■ **Problem statement**: The line containing "py = 16000000 / (B - T)" marks the end: extract everything from the first line of the data through that line, exactly, with no pictures.
::: Data shown
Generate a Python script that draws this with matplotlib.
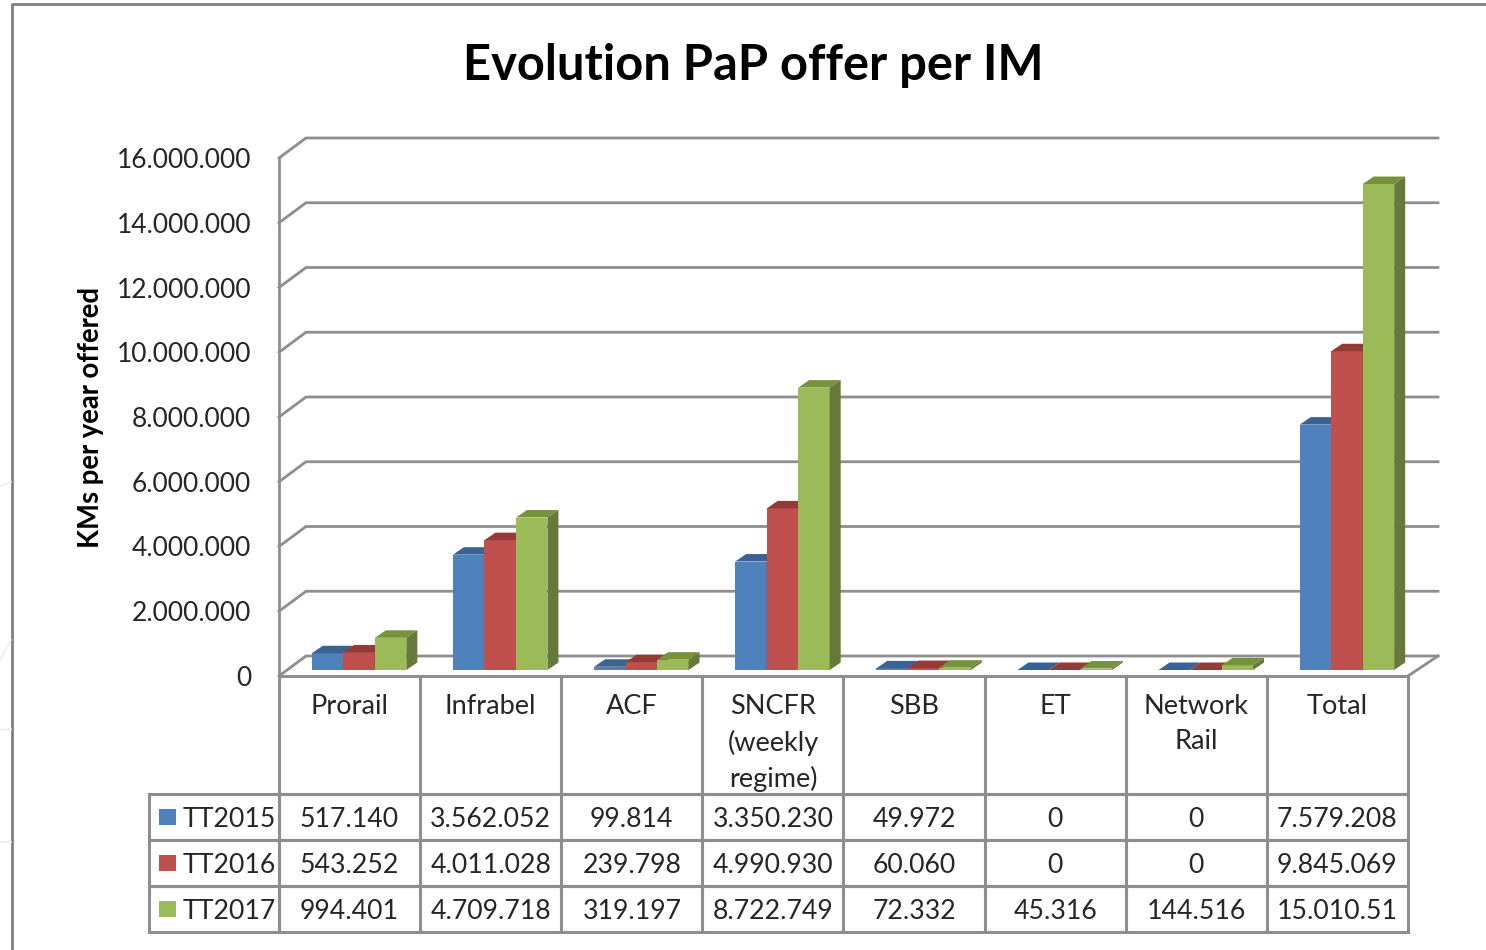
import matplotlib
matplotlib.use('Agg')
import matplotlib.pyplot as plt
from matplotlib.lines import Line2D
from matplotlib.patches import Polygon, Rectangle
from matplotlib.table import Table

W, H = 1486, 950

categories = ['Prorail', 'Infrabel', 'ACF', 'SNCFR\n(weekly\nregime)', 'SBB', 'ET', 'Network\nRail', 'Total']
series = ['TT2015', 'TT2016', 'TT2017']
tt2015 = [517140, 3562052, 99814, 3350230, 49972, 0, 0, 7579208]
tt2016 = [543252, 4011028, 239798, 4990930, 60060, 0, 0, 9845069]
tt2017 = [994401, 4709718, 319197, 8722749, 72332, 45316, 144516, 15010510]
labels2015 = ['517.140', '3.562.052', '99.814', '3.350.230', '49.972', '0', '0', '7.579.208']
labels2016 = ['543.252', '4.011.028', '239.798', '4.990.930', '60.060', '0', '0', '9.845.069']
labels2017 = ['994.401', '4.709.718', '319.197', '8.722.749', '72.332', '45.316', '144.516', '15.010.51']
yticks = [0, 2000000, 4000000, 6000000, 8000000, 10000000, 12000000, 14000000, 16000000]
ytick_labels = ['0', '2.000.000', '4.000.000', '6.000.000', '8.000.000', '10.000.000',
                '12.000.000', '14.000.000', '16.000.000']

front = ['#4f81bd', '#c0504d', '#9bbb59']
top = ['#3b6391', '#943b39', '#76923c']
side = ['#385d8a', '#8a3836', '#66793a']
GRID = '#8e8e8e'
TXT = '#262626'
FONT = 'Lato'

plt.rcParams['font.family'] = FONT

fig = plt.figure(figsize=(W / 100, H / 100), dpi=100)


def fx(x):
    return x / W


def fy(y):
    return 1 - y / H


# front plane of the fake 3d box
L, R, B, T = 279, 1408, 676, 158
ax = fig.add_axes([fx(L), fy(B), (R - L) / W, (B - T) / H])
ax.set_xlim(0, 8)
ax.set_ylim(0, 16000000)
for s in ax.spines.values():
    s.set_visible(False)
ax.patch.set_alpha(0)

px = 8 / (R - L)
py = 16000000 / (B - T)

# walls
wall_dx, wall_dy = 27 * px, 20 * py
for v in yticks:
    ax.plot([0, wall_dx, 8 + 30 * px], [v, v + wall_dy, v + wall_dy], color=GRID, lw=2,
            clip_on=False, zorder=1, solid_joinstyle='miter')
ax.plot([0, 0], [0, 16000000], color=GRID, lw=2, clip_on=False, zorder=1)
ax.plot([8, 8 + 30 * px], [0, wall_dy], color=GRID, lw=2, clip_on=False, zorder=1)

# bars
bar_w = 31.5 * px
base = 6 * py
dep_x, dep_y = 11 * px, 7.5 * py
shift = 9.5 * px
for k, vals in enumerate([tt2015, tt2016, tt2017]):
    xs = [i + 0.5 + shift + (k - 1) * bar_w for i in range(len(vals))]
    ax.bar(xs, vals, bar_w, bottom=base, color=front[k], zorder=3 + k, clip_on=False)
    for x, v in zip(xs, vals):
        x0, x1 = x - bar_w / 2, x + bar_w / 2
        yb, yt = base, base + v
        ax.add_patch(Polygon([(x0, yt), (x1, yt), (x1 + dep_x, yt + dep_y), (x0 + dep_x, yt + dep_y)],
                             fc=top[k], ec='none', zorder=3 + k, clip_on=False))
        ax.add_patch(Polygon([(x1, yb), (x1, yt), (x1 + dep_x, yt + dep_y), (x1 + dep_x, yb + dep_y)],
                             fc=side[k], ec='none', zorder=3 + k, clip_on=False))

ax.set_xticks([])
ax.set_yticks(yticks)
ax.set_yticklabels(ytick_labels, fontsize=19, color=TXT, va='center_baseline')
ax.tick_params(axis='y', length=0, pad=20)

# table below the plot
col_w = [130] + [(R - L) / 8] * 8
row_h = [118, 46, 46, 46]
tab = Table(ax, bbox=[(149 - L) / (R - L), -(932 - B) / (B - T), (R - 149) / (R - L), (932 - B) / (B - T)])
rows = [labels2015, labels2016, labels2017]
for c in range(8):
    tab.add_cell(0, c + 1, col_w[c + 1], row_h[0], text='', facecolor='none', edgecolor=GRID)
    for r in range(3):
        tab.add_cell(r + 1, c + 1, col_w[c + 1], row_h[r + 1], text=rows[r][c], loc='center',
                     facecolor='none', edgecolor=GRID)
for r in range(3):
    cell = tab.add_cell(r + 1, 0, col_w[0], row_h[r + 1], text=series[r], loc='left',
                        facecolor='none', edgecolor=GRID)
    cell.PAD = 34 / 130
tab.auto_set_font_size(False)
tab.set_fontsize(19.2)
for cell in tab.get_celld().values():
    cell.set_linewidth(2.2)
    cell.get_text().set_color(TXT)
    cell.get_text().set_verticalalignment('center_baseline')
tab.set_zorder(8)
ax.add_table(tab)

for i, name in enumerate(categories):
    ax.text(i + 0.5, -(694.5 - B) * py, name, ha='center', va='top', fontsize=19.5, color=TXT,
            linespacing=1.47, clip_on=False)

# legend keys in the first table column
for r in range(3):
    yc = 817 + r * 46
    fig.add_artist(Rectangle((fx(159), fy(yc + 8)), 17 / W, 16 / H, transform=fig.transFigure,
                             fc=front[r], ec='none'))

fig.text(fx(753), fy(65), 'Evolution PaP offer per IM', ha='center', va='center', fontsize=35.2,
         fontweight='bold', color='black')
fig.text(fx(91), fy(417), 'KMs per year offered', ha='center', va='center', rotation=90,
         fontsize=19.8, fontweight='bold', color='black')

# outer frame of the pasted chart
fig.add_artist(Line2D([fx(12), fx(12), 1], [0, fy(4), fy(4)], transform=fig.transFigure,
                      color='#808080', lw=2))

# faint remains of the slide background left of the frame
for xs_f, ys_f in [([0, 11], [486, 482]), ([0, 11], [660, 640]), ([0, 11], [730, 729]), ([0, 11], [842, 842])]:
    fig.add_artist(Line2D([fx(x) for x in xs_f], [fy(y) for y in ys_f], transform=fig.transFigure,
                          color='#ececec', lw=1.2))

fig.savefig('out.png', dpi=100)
::::::
■ **In response**:
Generate a Python script that draws this with matplotlib.
import matplotlib
matplotlib.use('Agg')
import matplotlib.pyplot as plt
from matplotlib.lines import Line2D
from matplotlib.patches import Polygon, Rectangle
from matplotlib.table import Table

W, H = 1486, 950

categories = ['Prorail', 'Infrabel', 'ACF', 'SNCFR\n(weekly\nregime)', 'SBB', 'ET', 'Network\nRail', 'Total']
series = ['TT2015', 'TT2016', 'TT2017']
tt2015 = [517140, 3562052, 99814, 3350230, 49972, 0, 0, 7579208]
tt2016 = [543252, 4011028, 239798, 4990930, 60060, 0, 0, 9845069]
tt2017 = [994401, 4709718, 319197, 8722749, 72332, 45316, 144516, 15010510]
labels2015 = ['517.140', '3.562.052', '99.814', '3.350.230', '49.972', '0', '0', '7.579.208']
labels2016 = ['543.252', '4.011.028', '239.798', '4.990.930', '60.060', '0', '0', '9.845.069']
labels2017 = ['994.401', '4.709.718', '319.197', '8.722.749', '72.332', '45.316', '144.516', '15.010.51']
yticks = [0, 2000000, 4000000, 6000000, 8000000, 10000000, 12000000, 14000000, 16000000]
ytick_labels = ['0', '2.000.000', '4.000.000', '6.000.000', '8.000.000', '10.000.000',
                '12.000.000', '14.000.000', '16.000.000']

front = ['#4f81bd', '#c0504d', '#9bbb59']
top = ['#3b6391', '#943b39', '#76923c']
side = ['#385d8a', '#8a3836', '#66793a']
GRID = '#8e8e8e'
TXT = '#262626'
FONT = 'Lato'

plt.rcParams['font.family'] = FONT

fig = plt.figure(figsize=(W / 100, H / 100), dpi=100)


def fx(x):
    return x / W


def fy(y):
    return 1 - y / H


# front plane of the fake 3d box
L, R, B, T = 279, 1408, 676, 158
ax = fig.add_axes([fx(L), fy(B), (R - L) / W, (B - T) / H])
ax.set_xlim(0, 8)
ax.set_ylim(0, 16000000)
for s in ax.spines.values():
    s.set_visible(False)
ax.patch.set_alpha(0)

px = 8 / (R - L)
py = 16000000 / (B - T)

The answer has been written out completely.